Nos dirigeants, le nez dans le guidon, dénoncent la montée de la xénophobie et de ce qu’ils appellent le populisme. Personne d’autre qu’eux ne nourrit les monstres qui les affolent et qui ne doivent leur naissance et leur croissance qu’à leur inertie, à leur incurie et à leur lâcheté. Le réveil de peuples menacés dans leur tranquillité, leur sécurité et leur identité est la réaction naturelle d’un organisme qui face à une attaque sécrète des anticorps. 
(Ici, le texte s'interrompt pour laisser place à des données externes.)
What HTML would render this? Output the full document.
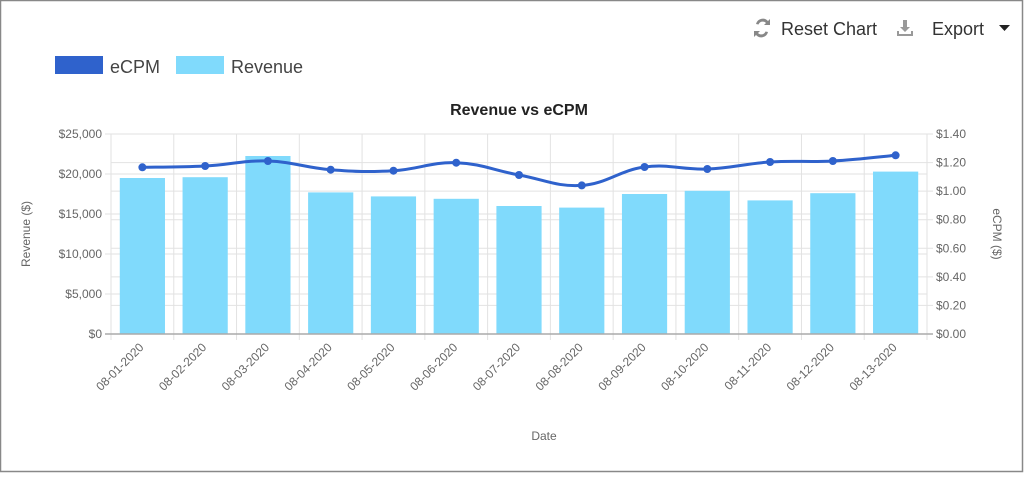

Le déclin des vieux partis, le divorce entre le peuple et ses représentants est la sanction de leur démission. L’ambition est la chose du monde la plus facile et la plus répandue. Mais quel sens a-t-elle si l’on n’accède au pouvoir que pour y fuir ses responsabilités, si l’ambition satisfaite se révèle une imposture. La démocratie n’est pas incompatible avec la volonté de Clemenceau, le courage de Pierre Mendès France, la lucidité de Philippe Séguin, la grandeur de Charles de Gaulle. Celui-ci n’avait pas rétabli la République et restauré l’État pour en confier la direction à des limaces.